Any Howard performance brings to mind one question: Hey buddy, how's that voice do all that? “I know he still loves me when/ I'm smoking blunts/ Loves me when I'm drinking too much,” she croons on the soul song “He Loves Me,” her voice sweet silk. But mostly, Howard shifts her mouth to one side of her face, as if to mitigate the concussive force of the sound that emerges, because there’s no way the audience could handle the full brunt of it.
Her voice is clear and brawny, not gritty, so much as rippling with the cuts and scrapes that come from being alive. On “Baby,” she lets loose a high note with enough strength to draw onlookers at Muscle Beach.
Nowhere is that might more apparent than a slew of covers she sings. With Jackie Wilson’s “(Your Love Keeps Lifting Me) Higher and Higher,” you can tell she would be doing this — cavorting from Point A to Point B, belting to the rafters and conspiring with friends playing instruments — even if she weren’t the kind of person that gets booked for TV. The audience shoots to their feet. “You’re too kind, too kind,” she thanks them.
Howard’s work with Alabama Shakes is impeccable, but seeing her let loose as a solo act is a special kind of thing. It unlocks the showstopper: lips pouting, shoulders shimmying, fingers snapping, on-beat points to the backup singers to do their thing, baby. With “Tomorrow,” an entire interior monologue plays out on her face. (Maybe it’s just an exterior monologue, then.) Sometimes she looks more like a boxer than a singer, back bent and limbs shuffling to her hype music, the bass beats thumping like blood to the temples.
“But what's this world without you in it?” she asks on “Presence,” ripping her glasses off, eyes shut so as to not see the answer to the question.
Solo work like “Jaime” has let Howard and her collaborators follow their impulses wherever they may go: soul, jazz, R&B, rock, blues, spoken word poetry. During the “Austin City Limits” taping, that last one comes with the personal manifesto “13th Century Metal,” after which Howard leaves the stage and the band sends its sounds into a formless meditation.
Howard and co. come back to the stage for the customary re-dos of some of the songs — it’s a TV show taping, remember — but she saves some of the best for last.
With “Short and Sweet,” she takes an acoustic guitar in her arms and with it sucks out all the sound in the room except for mask-blunted breaths. “I may be a fool to dream of you/ But, God, it feels so good to dream at all/ Something short and sweet,” she sings with peace and pain.
And then a rendition of Stevie Wonder’s “For Once In My Life” has her making that joyful noise we’ve heard so much about. She wraps the night up with a freewheelin’ rock & roll take on the Beatles’ “Revolution” that feels revelatory.

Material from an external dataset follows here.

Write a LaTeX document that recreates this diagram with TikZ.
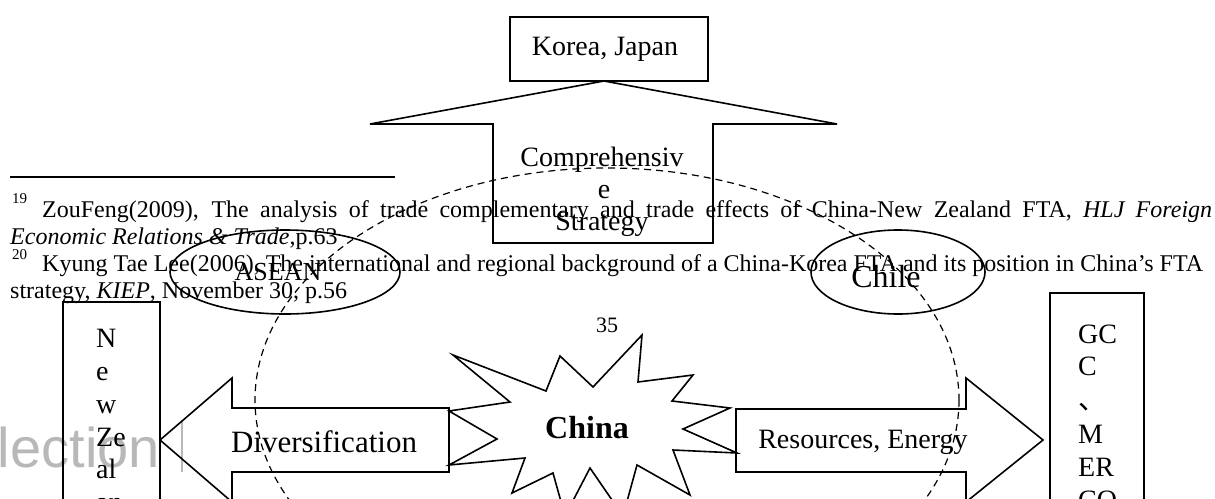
\documentclass[tikz,border=0pt]{standalone}
\usepackage{fontspec}
\setmainfont{Liberation Serif}
\newfontfamily\cjk{Noto Sans CJK SC}
\newfontfamily\wmfont{Liberation Sans}
\begin{document}
\begin{tikzpicture}[x=1pt,y=-1pt,
  shapeline/.style={draw=black, line width=1.6pt, line join=miter},
  lbl/.style={inner sep=0pt, anchor=base},
  lblw/.style={inner sep=0pt, anchor=base west},
  big/.style={font=\fontsize{28}{32}\selectfont},
  fn/.style={inner sep=0pt, anchor=base west, font=\fontsize{24}{27}\selectfont},
  supr/.style={inner sep=0pt, anchor=base west, font=\fontsize{15}{16}\selectfont},
  circ/.style={draw=black, line width=1.2pt, dash pattern=on 7pt off 5pt}]
\clip (0,0) rectangle (1215,498);
\fill[white] (0,0) rectangle (1215,498);

% watermark
\node[anchor=base east, inner sep=0pt, font=\wmfont\fontsize{56}{56}\selectfont, text=black!28] (wm) at (160,467) {lection};
\draw[black!28, line width=2.5pt] (182,420) -- (182,472);

% footnotes
\draw[line width=1.5pt] (10,177) -- (395,177);
\node[supr] (s19) at (12,203) {19};
\node[fn] (f1) at (42,217) {\makebox[1170pt][s]{ZouFeng(2009), The analysis of trade complementary and trade effects of China-New Zealand FTA, \textit{HLJ Foreign}}};
\node[fn] (f2) at (10,244) {\textit{Economic Relations \& Trade},p.63};
\node[supr] (s20) at (12,259) {20};
\node[fn] (f3) at (42,271) {Kyung Tae Lee(2006), The international and regional background of a China-Korea FTA and its position in China’s FTA};
\node[fn] (f4) at (10,298) {strategy, \textit{KIEP}, November 30, p.56};

% Korea, Japan box and up arrow
\draw[shapeline] (510,17) rectangle (708,81);
\node[lbl, big] (kj) at (605,55) {Korea, Japan};
\draw[shapeline] (493,243) -- (493,124) -- (370,124) -- (604,81) -- (837,124) -- (713,124) -- (713,243) -- cycle;
\node[lbl, big] (c1) at (602,166) {Comprehensiv};
\node[lbl, big] (c2) at (604,198) {e};
\node[lbl, big] (c3) at (602,230) {Strategy};

% ellipses
\draw[shapeline] (285,272) ellipse [x radius=115, y radius=42];
\node[lbl, font=\fontsize{26}{28}\selectfont] (asean) at (278,280) {ASEAN};
\draw[shapeline] (898,272) ellipse [x radius=87, y radius=42];
\node[lbl, font=\fontsize{32}{34}\selectfont] (chile) at (886,287) {Chile};

% page number
\node[lbl, font=\fontsize{22}{24}\selectfont] (pg) at (607,332) {35};

% New Zealand box
\draw[shapeline] (63,302) rectangle (160,560);
\node[lblw, big] (nz1) at (96,347) {N};
\node[lblw, big] (nz2) at (96,380) {e};
\node[lblw, big] (nz3) at (96,413) {w};
\node[lblw, big] (nz4) at (96,446) {Ze};
\node[lblw, big] (nz5) at (96,478) {al};
\node[lblw, big] (nz6) at (96,511) {an};

% GCC box
\draw[shapeline] (1050,293) rectangle (1144,560);
\node[lblw, big] (g1) at (1078,343) {GC};
\node[lblw, big] (g2) at (1078,375) {C};
\node[lblw, big] (g3) at (1078,409) {\cjk 、};
\node[lblw, big] (g4) at (1078,443) {M};
\node[lblw, big] (g5) at (1078,476) {ER};
\node[lblw, big] (g6) at (1078,509) {CO};

% star
\draw[shapeline] (453,355) -- (546,391) -- (560,356) -- (593,387) -- (642,335) -- (638,382)
  -- (693,375) -- (672,401) -- (730,408) -- (683,429) -- (737,453) -- (673,450)
  -- (690,495) -- (637,465) -- (623,516) -- (590,468) -- (565,516) -- (553,473)
  -- (512,493) -- (525,458) -- (449,465) -- (497,439) -- (449,411) -- (510,402) -- cycle;
\node[lbl, font=\fontsize{32}{34}\selectfont\bfseries] (china) at (587,438) {China};

% left arrow
\draw[shapeline] (160,440) -- (232,378) -- (232,408) -- (449,408) -- (449,472) -- (232,472) -- (232,502) -- cycle;
\node[lbl, font=\fontsize{31}{34}\selectfont] (div) at (324,452) {Diversification};

% right arrow
\draw[shapeline] (736,409) -- (966,409) -- (966,378) -- (1043,440) -- (966,502) -- (966,472) -- (736,472) -- cycle;
\node[lbl, big] (res) at (863,448) {Resources, Energy};

% dashed circle
\draw[circ] (607,400) ellipse [x radius=352, y radius=232];
\end{tikzpicture}
\end{document}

But I want to return to “13th Century Metal.” The album “Jaime” takes Howard on an inward journey, and we’re all passengers as she grapples with love, religion, family and race in America. The song is a monastic chant and a daily affirmation, an electronic experiment and a noise-rock barn burner. The aims she speaks into exisence on “13th Century Metal” echo throughout the songs she performs all night: to oppose those that divide us, to speak for those who cannot speak.
But one line rings out a little louder. Might be because Howard is so insistent, and so urgent, in drawing the audience’s attention to it. Maybe, though — because it’s hard to deny that fear runs amok in streets and social feeds, in stump speeches and statehouses — a night of trusting your neighbor with your emotions and your shame-free dancing makes a great case in point.
“We are brothers and sisters, each and every one.”